Data shown =>
-.-.-

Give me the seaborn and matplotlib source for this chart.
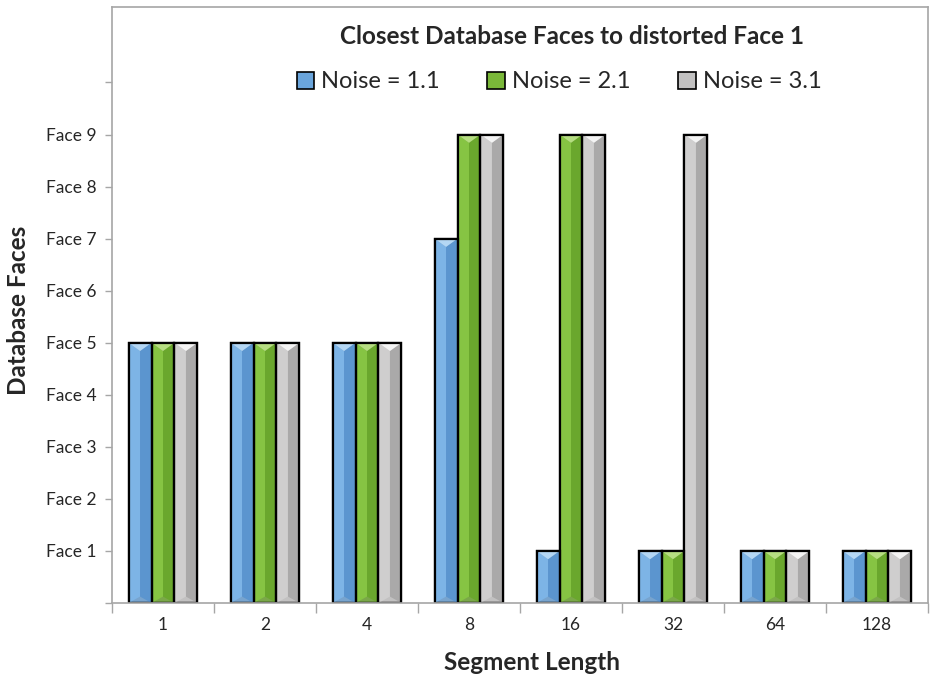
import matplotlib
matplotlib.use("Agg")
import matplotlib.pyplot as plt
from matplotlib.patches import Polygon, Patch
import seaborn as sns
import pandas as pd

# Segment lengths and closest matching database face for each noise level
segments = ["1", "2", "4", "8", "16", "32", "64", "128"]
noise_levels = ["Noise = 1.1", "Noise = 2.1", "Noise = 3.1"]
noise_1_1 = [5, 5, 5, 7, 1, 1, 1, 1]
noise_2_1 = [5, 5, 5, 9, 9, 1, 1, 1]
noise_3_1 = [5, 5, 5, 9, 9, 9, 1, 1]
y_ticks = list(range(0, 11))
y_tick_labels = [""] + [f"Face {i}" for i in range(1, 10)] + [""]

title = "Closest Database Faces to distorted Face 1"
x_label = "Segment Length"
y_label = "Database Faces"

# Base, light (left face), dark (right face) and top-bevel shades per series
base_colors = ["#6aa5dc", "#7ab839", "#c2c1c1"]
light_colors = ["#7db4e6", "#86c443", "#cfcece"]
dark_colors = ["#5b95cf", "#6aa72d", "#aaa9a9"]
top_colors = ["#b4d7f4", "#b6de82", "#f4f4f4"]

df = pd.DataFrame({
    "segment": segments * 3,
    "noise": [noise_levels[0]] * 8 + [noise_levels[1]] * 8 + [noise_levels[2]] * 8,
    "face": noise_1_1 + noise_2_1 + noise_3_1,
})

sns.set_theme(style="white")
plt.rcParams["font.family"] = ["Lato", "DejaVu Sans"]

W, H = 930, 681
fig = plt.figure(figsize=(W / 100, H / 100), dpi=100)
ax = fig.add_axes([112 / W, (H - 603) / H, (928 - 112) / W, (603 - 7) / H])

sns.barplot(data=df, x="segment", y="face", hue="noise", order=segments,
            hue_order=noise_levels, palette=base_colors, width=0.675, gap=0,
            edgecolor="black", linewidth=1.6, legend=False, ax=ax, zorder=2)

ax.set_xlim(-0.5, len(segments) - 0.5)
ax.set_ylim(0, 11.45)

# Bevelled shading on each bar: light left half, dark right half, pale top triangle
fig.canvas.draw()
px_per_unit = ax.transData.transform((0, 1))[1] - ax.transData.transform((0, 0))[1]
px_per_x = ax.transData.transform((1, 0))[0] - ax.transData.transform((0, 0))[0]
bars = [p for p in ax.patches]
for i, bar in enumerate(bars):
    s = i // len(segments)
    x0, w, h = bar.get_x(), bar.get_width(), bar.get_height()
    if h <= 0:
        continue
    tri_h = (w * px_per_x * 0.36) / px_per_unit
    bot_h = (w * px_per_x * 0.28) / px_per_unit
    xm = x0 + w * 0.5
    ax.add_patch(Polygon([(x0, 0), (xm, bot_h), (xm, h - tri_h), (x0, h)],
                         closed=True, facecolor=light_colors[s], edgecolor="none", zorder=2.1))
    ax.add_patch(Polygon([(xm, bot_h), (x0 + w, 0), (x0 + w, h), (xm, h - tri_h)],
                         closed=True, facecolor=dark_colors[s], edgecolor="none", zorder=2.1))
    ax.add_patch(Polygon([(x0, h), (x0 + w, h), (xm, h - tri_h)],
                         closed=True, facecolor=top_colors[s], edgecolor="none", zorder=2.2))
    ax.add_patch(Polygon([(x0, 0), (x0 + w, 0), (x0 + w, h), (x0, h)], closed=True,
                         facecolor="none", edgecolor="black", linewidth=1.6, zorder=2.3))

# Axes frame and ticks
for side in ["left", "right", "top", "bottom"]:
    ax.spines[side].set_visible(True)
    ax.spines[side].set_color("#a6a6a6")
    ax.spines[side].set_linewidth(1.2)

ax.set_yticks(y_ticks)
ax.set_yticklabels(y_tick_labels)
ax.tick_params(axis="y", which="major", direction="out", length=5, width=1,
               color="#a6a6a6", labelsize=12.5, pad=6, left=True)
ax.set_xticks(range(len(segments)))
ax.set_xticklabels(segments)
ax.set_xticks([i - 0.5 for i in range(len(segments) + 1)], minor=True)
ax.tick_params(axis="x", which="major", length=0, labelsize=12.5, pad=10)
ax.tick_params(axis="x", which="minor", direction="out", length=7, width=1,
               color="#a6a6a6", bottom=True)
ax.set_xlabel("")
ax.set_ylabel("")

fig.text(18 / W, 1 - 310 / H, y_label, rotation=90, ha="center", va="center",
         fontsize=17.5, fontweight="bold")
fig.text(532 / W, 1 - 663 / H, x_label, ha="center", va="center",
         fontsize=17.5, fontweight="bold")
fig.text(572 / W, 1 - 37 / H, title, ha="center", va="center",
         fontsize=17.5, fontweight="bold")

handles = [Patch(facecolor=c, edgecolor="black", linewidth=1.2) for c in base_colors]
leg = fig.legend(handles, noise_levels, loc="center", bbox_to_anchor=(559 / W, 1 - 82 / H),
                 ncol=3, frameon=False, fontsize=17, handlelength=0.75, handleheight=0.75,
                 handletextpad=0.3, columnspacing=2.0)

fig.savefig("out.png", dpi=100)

-.-.-

Directions for this task =>
Skip the images and write out the rest of the listing exactly.

Exercise answer =>
Give me the seaborn and matplotlib source for this chart.
import matplotlib
matplotlib.use("Agg")
import matplotlib.pyplot as plt
from matplotlib.patches import Polygon, Patch
import seaborn as sns
import pandas as pd

# Segment lengths and closest matching database face for each noise level
segments = ["1", "2", "4", "8", "16", "32", "64", "128"]
noise_levels = ["Noise = 1.1", "Noise = 2.1", "Noise = 3.1"]
noise_1_1 = [5, 5, 5, 7, 1, 1, 1, 1]
noise_2_1 = [5, 5, 5, 9, 9, 1, 1, 1]
noise_3_1 = [5, 5, 5, 9, 9, 9, 1, 1]
y_ticks = list(range(0, 11))
y_tick_labels = [""] + [f"Face {i}" for i in range(1, 10)] + [""]

title = "Closest Database Faces to distorted Face 1"
x_label = "Segment Length"
y_label = "Database Faces"

# Base, light (left face), dark (right face) and top-bevel shades per series
base_colors = ["#6aa5dc", "#7ab839", "#c2c1c1"]
light_colors = ["#7db4e6", "#86c443", "#cfcece"]
dark_colors = ["#5b95cf", "#6aa72d", "#aaa9a9"]
top_colors = ["#b4d7f4", "#b6de82", "#f4f4f4"]

df = pd.DataFrame({
    "segment": segments * 3,
    "noise": [noise_levels[0]] * 8 + [noise_levels[1]] * 8 + [noise_levels[2]] * 8,
    "face": noise_1_1 + noise_2_1 + noise_3_1,
})

sns.set_theme(style="white")
plt.rcParams["font.family"] = ["Lato", "DejaVu Sans"]

W, H = 930, 681
fig = plt.figure(figsize=(W / 100, H / 100), dpi=100)
ax = fig.add_axes([112 / W, (H - 603) / H, (928 - 112) / W, (603 - 7) / H])

sns.barplot(data=df, x="segment", y="face", hue="noise", order=segments,
            hue_order=noise_levels, palette=base_colors, width=0.675, gap=0,
            edgecolor="black", linewidth=1.6, legend=False, ax=ax, zorder=2)

ax.set_xlim(-0.5, len(segments) - 0.5)
ax.set_ylim(0, 11.45)

# Bevelled shading on each bar: light left half, dark right half, pale top triangle
fig.canvas.draw()
px_per_unit = ax.transData.transform((0, 1))[1] - ax.transData.transform((0, 0))[1]
px_per_x = ax.transData.transform((1, 0))[0] - ax.transData.transform((0, 0))[0]
bars = [p for p in ax.patches]
for i, bar in enumerate(bars):
    s = i // len(segments)
    x0, w, h = bar.get_x(), bar.get_width(), bar.get_height()
    if h <= 0:
        continue
    tri_h = (w * px_per_x * 0.36) / px_per_unit
    bot_h = (w * px_per_x * 0.28) / px_per_unit
    xm = x0 + w * 0.5
    ax.add_patch(Polygon([(x0, 0), (xm, bot_h), (xm, h - tri_h), (x0, h)],
                         closed=True, facecolor=light_colors[s], edgecolor="none", zorder=2.1))
    ax.add_patch(Polygon([(xm, bot_h), (x0 + w, 0), (x0 + w, h), (xm, h - tri_h)],
                         closed=True, facecolor=dark_colors[s], edgecolor="none", zorder=2.1))
    ax.add_patch(Polygon([(x0, h), (x0 + w, h), (xm, h - tri_h)],
                         closed=True, facecolor=top_colors[s], edgecolor="none", zorder=2.2))
    ax.add_patch(Polygon([(x0, 0), (x0 + w, 0), (x0 + w, h), (x0, h)], closed=True,
                         facecolor="none", edgecolor="black", linewidth=1.6, zorder=2.3))

# Axes frame and ticks
for side in ["left", "right", "top", "bottom"]:
    ax.spines[side].set_visible(True)
    ax.spines[side].set_color("#a6a6a6")
    ax.spines[side].set_linewidth(1.2)

ax.set_yticks(y_ticks)
ax.set_yticklabels(y_tick_labels)
ax.tick_params(axis="y", which="major", direction="out", length=5, width=1,
               color="#a6a6a6", labelsize=12.5, pad=6, left=True)
ax.set_xticks(range(len(segments)))
ax.set_xticklabels(segments)
ax.set_xticks([i - 0.5 for i in range(len(segments) + 1)], minor=True)
ax.tick_params(axis="x", which="major", length=0, labelsize=12.5, pad=10)
ax.tick_params(axis="x", which="minor", direction="out", length=7, width=1,
               color="#a6a6a6", bottom=True)
ax.set_xlabel("")
ax.set_ylabel("")

fig.text(18 / W, 1 - 310 / H, y_label, rotation=90, ha="center", va="center",
         fontsize=17.5, fontweight="bold")
fig.text(532 / W, 1 - 663 / H, x_label, ha="center", va="center",
         fontsize=17.5, fontweight="bold")
fig.text(572 / W, 1 - 37 / H, title, ha="center", va="center",
         fontsize=17.5, fontweight="bold")

handles = [Patch(facecolor=c, edgecolor="black", linewidth=1.2) for c in base_colors]
leg = fig.legend(handles, noise_levels, loc="center", bbox_to_anchor=(559 / W, 1 - 82 / H),
                 ncol=3, frameon=False, fontsize=17, handlelength=0.75, handleheight=0.75,
                 handletextpad=0.3, columnspacing=2.0)

fig.savefig("out.png", dpi=100)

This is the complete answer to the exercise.